Cyril Stannard Seminar April 2016

Cyril giving his seminar at BCU. Photo: C . Carter

So Rosie came with Cyril Stannard to BCU who gave a seminar about his work in South Africa to help the survival of the free-ranging Southern African cheetah (Acinonyx jubatus).  While the remit of  Cheetah Outreach encompasses environmental education, advocacy of the elimination of illegal trade, and research from captive cheetahs / field-based studies, the focus for the talk was on their fourth key area: the reduction of wildlife-human conflict through applied and effective in situ strategies.

Predator-farmer conflict in Southern Africa

For about 35 minutes Cyril led us into a part of the world unfamiliar to us, yet the underlying issues were spot on what we had been discussing in class in terms of environmental and ecological management challenges, conflict of interests, ignorance (lack of knowledge, understanding or simply a narrow way of thinking) and scoping methods and approaches to resolve conflict.  So here is a snapshot of what Cyril, the Livestock Guarding Dog Programme manager, had to say.

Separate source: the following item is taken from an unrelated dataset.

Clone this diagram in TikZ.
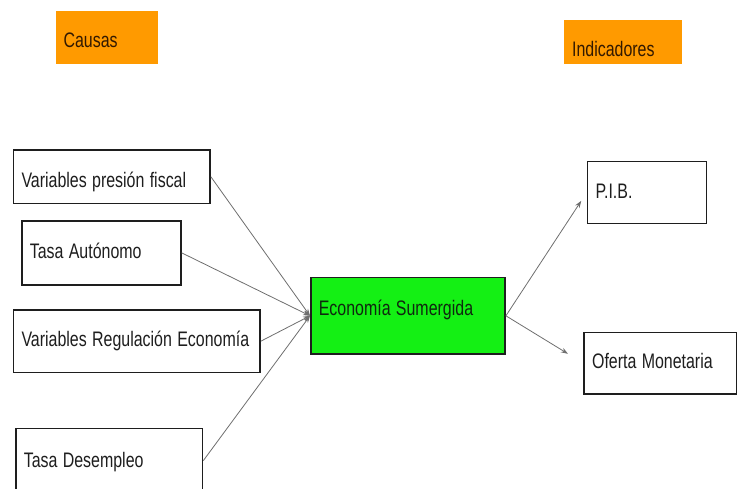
\documentclass[tikz,border=0pt]{standalone}
\usepackage{fontspec}
\setmainfont{Liberation Sans}
\usetikzlibrary{arrows.meta}
\newcommand\sx[1]{\scalebox{0.76}[1]{#1}}
\definecolor{orangebox}{RGB}{255,154,0}
\definecolor{greenbox}{RGB}{20,240,20}
\definecolor{arrowgray}{RGB}{110,110,110}
\definecolor{darktext}{RGB}{30,30,30}
\tikzset{
  every node/.style={font=\fontsize{21}{24}\selectfont},
  box/.style={rectangle, draw=darktext, line width=1.6pt, fill=white,
    inner xsep=8pt, inner ysep=0pt, align=left, text=darktext, anchor=north west},
  headbox/.style={box, draw=none, fill=orangebox, text={rgb,255:red,50;green,25;blue,0}},
  mainbox/.style={box, fill=greenbox, text={rgb,255:red,15;green,40;blue,15}},
  conn/.style={draw=arrowgray, line width=0.8pt, -{Stealth[length=7pt,width=5pt]}}
}
\begin{document}
\begin{tikzpicture}[x=1pt,y=-1pt]
\useasboundingbox (0,0) rectangle (737,488);
\begin{scope}
\clip (0,0) rectangle (737,488);
\node[headbox, minimum width=102pt, minimum height=52.7pt, text width=86pt, text height=21.4pt, text depth=0pt] (causas) at (54.7,10) {\sx{Causas}};
\node[headbox, minimum width=117.7pt, minimum height=43.4pt, text width=101.7pt, text height=30pt, text depth=0pt] (indic) at (563.3,19.3) {\sx{Indicadores}};

\node[box, minimum width=196.6pt, minimum height=53.4pt, text width=180.6pt, text height=21.4pt, text depth=0pt] (b1) at (12.7,149.3) {\sx{Variables presión fiscal}};
\node[box, minimum width=159pt, minimum height=64pt, text width=143pt, text height=12pt, text depth=0pt] (b2) at (21,220) {\sx{Tasa Autónomo}};
\node[box, minimum width=246.6pt, minimum height=62.7pt, text width=230.6pt, text height=10pt, text depth=0pt] (b3) at (12.7,309) {\sx{Variables Regulación Economía}};
\node[box, minimum width=186.7pt, minimum height=64.3pt, text width=170.7pt, text height=14pt, text depth=0pt] (b4) at (15,427.7) {\sx{Tasa Desempleo}};

\node[mainbox, minimum width=194.3pt, minimum height=76.6pt, text width=178.3pt, text height=0pt, text depth=0pt] (eco) at (310,276.7) {\sx{Economía Sumergida}};

\node[box, minimum width=119pt, minimum height=62pt, text width=103pt, text height=12.6pt, text depth=0pt] (pib) at (586.7,160.7) {\sx{P.I.B.}};
\node[box, minimum width=152.2pt, minimum height=61.3pt, text width=136.2pt, text height=10.6pt, text depth=0pt] (ofe) at (583.3,331.7) {\sx{Oferta Monetaria}};

\draw[conn] (b1.east) -- (eco.west);
\draw[conn] (b2.east) -- (eco.west);
\draw[conn] (b3.east) -- (eco.west);
\draw[conn] (b4.east) -- (eco.west);
\draw[conn, shorten >=10pt] (eco.east) -- (pib.west);
\draw[conn, shorten >=18pt] (eco.east) -- (ofe.west);
\end{scope}
\end{tikzpicture}
\end{document}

Cyril’s range covers a huge area in North-West Province, working with farmers and game breeders who experience livestock and financial losses through cheetahs and other predators such as spotted hyenas and African painted dogs.  North West Province covers nearly 105,000 km2 with only 6.4 per cent (about 6.700 km2) being formally designated conservation area (such as national park games reserves).  Over half of the land (nearly 60,000 km2) is farmland used for grazing sheep, goat and cattle, and more recently game breeding and wildlife ranches have become hugely profitable businesses (for example, a black impala ram can fetch £2,000-9,000, compared with a normal impala ram around £70).  The annual financial loss from predation to the wool industry alone is estimated to be around ZAR110 million (about £6.7 million), the total damages are estimated to be about 10times that.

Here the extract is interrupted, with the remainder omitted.